— Source excerpt —
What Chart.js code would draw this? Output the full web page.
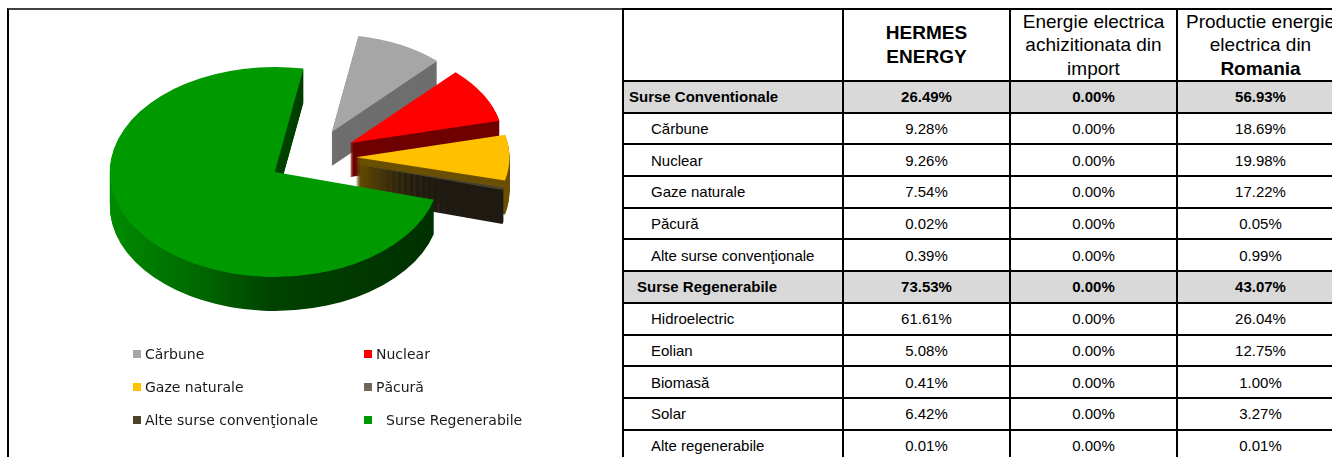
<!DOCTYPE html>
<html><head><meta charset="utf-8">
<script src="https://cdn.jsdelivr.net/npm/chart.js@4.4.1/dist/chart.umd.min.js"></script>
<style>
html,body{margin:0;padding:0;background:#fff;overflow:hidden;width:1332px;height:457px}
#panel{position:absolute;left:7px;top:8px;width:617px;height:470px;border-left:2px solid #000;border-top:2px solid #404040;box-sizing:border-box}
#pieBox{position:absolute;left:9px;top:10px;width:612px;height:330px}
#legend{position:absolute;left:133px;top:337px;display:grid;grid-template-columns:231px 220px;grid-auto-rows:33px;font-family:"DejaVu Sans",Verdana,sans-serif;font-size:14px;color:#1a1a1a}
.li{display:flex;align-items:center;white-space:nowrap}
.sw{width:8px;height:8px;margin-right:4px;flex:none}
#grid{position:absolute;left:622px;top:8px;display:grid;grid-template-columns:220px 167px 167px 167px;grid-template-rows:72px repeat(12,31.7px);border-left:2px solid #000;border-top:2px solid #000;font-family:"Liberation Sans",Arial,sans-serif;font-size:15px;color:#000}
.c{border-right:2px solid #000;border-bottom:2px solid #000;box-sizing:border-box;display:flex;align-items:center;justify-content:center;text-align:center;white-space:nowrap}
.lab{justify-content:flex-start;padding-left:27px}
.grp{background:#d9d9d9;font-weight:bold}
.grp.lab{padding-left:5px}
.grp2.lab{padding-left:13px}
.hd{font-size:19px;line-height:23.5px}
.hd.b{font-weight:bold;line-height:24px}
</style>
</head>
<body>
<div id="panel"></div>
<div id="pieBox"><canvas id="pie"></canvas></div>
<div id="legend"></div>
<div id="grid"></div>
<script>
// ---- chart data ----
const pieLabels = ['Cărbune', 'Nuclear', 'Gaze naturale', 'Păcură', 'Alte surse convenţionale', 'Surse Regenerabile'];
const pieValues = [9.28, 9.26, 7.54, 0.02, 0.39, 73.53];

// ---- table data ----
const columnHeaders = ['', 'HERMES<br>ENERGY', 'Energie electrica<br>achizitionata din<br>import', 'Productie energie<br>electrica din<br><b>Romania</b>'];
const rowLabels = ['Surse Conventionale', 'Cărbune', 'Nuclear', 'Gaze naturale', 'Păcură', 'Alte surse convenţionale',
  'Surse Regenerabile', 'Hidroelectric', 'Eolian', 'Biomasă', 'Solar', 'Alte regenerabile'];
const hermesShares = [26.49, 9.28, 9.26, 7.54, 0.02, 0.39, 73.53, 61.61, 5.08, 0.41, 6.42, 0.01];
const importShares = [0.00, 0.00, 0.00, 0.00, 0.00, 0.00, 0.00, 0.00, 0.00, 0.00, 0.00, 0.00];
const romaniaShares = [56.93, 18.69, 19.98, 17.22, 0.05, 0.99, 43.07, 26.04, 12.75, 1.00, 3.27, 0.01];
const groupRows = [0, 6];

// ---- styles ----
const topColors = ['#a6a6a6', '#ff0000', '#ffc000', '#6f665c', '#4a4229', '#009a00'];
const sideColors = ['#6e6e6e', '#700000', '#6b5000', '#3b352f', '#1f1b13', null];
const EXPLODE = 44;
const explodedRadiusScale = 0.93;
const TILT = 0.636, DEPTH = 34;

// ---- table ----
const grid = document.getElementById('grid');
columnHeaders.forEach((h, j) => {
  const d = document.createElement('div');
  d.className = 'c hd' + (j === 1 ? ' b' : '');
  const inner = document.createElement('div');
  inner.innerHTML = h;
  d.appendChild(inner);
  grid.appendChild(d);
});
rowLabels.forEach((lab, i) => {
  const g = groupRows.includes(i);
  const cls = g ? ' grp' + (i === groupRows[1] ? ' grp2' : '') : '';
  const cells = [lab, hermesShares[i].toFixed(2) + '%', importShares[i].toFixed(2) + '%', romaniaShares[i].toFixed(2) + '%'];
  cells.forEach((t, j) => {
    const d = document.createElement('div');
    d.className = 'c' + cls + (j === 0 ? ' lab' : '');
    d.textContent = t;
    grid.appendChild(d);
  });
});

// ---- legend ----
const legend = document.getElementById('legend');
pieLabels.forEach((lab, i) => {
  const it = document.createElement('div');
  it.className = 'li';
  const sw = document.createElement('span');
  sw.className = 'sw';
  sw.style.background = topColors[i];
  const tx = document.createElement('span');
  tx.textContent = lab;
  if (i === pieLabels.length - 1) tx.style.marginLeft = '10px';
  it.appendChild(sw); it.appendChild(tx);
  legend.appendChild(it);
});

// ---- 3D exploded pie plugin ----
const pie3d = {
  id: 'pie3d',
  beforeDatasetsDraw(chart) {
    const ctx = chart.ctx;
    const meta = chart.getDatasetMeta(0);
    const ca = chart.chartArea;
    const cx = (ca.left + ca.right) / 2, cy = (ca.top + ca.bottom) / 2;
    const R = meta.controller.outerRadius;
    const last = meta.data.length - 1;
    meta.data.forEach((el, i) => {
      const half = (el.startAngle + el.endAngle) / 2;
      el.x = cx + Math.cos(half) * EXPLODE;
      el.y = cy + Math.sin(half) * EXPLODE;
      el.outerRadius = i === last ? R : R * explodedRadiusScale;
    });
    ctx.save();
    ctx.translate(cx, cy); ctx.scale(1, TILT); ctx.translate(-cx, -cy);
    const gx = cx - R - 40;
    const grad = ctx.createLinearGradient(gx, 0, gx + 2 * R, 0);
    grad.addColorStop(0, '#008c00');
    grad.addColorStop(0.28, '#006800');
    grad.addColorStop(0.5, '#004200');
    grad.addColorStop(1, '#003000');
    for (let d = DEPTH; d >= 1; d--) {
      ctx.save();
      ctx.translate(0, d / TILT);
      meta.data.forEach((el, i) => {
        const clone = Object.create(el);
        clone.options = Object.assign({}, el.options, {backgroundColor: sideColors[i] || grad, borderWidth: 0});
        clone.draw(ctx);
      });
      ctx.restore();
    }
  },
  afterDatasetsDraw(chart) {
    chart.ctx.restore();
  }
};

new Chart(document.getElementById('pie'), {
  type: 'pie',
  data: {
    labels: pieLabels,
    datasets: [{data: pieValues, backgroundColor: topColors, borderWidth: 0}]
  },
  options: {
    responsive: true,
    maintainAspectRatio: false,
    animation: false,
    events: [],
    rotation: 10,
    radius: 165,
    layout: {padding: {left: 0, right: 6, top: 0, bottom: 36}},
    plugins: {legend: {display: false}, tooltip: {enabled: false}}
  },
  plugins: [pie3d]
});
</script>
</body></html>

— To do —
Exclude the images and reproduce the remaining data exactly.

— Response to the exercise —
What Chart.js code would draw this? Output the full web page.
<!DOCTYPE html>
<html><head><meta charset="utf-8">
<script src="https://cdn.jsdelivr.net/npm/chart.js@4.4.1/dist/chart.umd.min.js"></script>
<style>
html,body{margin:0;padding:0;background:#fff;overflow:hidden;width:1332px;height:457px}
#panel{position:absolute;left:7px;top:8px;width:617px;height:470px;border-left:2px solid #000;border-top:2px solid #404040;box-sizing:border-box}
#pieBox{position:absolute;left:9px;top:10px;width:612px;height:330px}
#legend{position:absolute;left:133px;top:337px;display:grid;grid-template-columns:231px 220px;grid-auto-rows:33px;font-family:"DejaVu Sans",Verdana,sans-serif;font-size:14px;color:#1a1a1a}
.li{display:flex;align-items:center;white-space:nowrap}
.sw{width:8px;height:8px;margin-right:4px;flex:none}
#grid{position:absolute;left:622px;top:8px;display:grid;grid-template-columns:220px 167px 167px 167px;grid-template-rows:72px repeat(12,31.7px);border-left:2px solid #000;border-top:2px solid #000;font-family:"Liberation Sans",Arial,sans-serif;font-size:15px;color:#000}
.c{border-right:2px solid #000;border-bottom:2px solid #000;box-sizing:border-box;display:flex;align-items:center;justify-content:center;text-align:center;white-space:nowrap}
.lab{justify-content:flex-start;padding-left:27px}
.grp{background:#d9d9d9;font-weight:bold}
.grp.lab{padding-left:5px}
.grp2.lab{padding-left:13px}
.hd{font-size:19px;line-height:23.5px}
.hd.b{font-weight:bold;line-height:24px}
</style>
</head>
<body>
<div id="panel"></div>
<div id="pieBox"><canvas id="pie"></canvas></div>
<div id="legend"></div>
<div id="grid"></div>
<script>
// ---- chart data ----
const pieLabels = ['Cărbune', 'Nuclear', 'Gaze naturale', 'Păcură', 'Alte surse convenţionale', 'Surse Regenerabile'];
const pieValues = [9.28, 9.26, 7.54, 0.02, 0.39, 73.53];

// ---- table data ----
const columnHeaders = ['', 'HERMES<br>ENERGY', 'Energie electrica<br>achizitionata din<br>import', 'Productie energie<br>electrica din<br><b>Romania</b>'];
const rowLabels = ['Surse Conventionale', 'Cărbune', 'Nuclear', 'Gaze naturale', 'Păcură', 'Alte surse convenţionale',
  'Surse Regenerabile', 'Hidroelectric', 'Eolian', 'Biomasă', 'Solar', 'Alte regenerabile'];
const hermesShares = [26.49, 9.28, 9.26, 7.54, 0.02, 0.39, 73.53, 61.61, 5.08, 0.41, 6.42, 0.01];
const importShares = [0.00, 0.00, 0.00, 0.00, 0.00, 0.00, 0.00, 0.00, 0.00, 0.00, 0.00, 0.00];
const romaniaShares = [56.93, 18.69, 19.98, 17.22, 0.05, 0.99, 43.07, 26.04, 12.75, 1.00, 3.27, 0.01];
const groupRows = [0, 6];

// ---- styles ----
const topColors = ['#a6a6a6', '#ff0000', '#ffc000', '#6f665c', '#4a4229', '#009a00'];
const sideColors = ['#6e6e6e', '#700000', '#6b5000', '#3b352f', '#1f1b13', null];
const EXPLODE = 44;
const explodedRadiusScale = 0.93;
const TILT = 0.636, DEPTH = 34;

// ---- table ----
const grid = document.getElementById('grid');
columnHeaders.forEach((h, j) => {
  const d = document.createElement('div');
  d.className = 'c hd' + (j === 1 ? ' b' : '');
  const inner = document.createElement('div');
  inner.innerHTML = h;
  d.appendChild(inner);
  grid.appendChild(d);
});
rowLabels.forEach((lab, i) => {
  const g = groupRows.includes(i);
  const cls = g ? ' grp' + (i === groupRows[1] ? ' grp2' : '') : '';
  const cells = [lab, hermesShares[i].toFixed(2) + '%', importShares[i].toFixed(2) + '%', romaniaShares[i].toFixed(2) + '%'];
  cells.forEach((t, j) => {
    const d = document.createElement('div');
    d.className = 'c' + cls + (j === 0 ? ' lab' : '');
    d.textContent = t;
    grid.appendChild(d);
  });
});

// ---- legend ----
const legend = document.getElementById('legend');
pieLabels.forEach((lab, i) => {
  const it = document.createElement('div');
  it.className = 'li';
  const sw = document.createElement('span');
  sw.className = 'sw';
  sw.style.background = topColors[i];
  const tx = document.createElement('span');
  tx.textContent = lab;
  if (i === pieLabels.length - 1) tx.style.marginLeft = '10px';
  it.appendChild(sw); it.appendChild(tx);
  legend.appendChild(it);
});

// ---- 3D exploded pie plugin ----
const pie3d = {
  id: 'pie3d',
  beforeDatasetsDraw(chart) {
    const ctx = chart.ctx;
    const meta = chart.getDatasetMeta(0);
    const ca = chart.chartArea;
    const cx = (ca.left + ca.right) / 2, cy = (ca.top + ca.bottom) / 2;
    const R = meta.controller.outerRadius;
    const last = meta.data.length - 1;
    meta.data.forEach((el, i) => {
      const half = (el.startAngle + el.endAngle) / 2;
      el.x = cx + Math.cos(half) * EXPLODE;
      el.y = cy + Math.sin(half) * EXPLODE;
      el.outerRadius = i === last ? R : R * explodedRadiusScale;
    });
    ctx.save();
    ctx.translate(cx, cy); ctx.scale(1, TILT); ctx.translate(-cx, -cy);
    const gx = cx - R - 40;
    const grad = ctx.createLinearGradient(gx, 0, gx + 2 * R, 0);
    grad.addColorStop(0, '#008c00');
    grad.addColorStop(0.28, '#006800');
    grad.addColorStop(0.5, '#004200');
    grad.addColorStop(1, '#003000');
    for (let d = DEPTH; d >= 1; d--) {
      ctx.save();
      ctx.translate(0, d / TILT);
      meta.data.forEach((el, i) => {
        const clone = Object.create(el);
        clone.options = Object.assign({}, el.options, {backgroundColor: sideColors[i] || grad, borderWidth: 0});
        clone.draw(ctx);
      });
      ctx.restore();
    }
  },
  afterDatasetsDraw(chart) {
    chart.ctx.restore();
  }
};

new Chart(document.getElementById('pie'), {
  type: 'pie',
  data: {
    labels: pieLabels,
    datasets: [{data: pieValues, backgroundColor: topColors, borderWidth: 0}]
  },
  options: {
    responsive: true,
    maintainAspectRatio: false,
    animation: false,
    events: [],
    rotation: 10,
    radius: 165,
    layout: {padding: {left: 0, right: 6, top: 0, bottom: 36}},
    plugins: {legend: {display: false}, tooltip: {enabled: false}}
  },
  plugins: [pie3d]
});
</script>
</body></html>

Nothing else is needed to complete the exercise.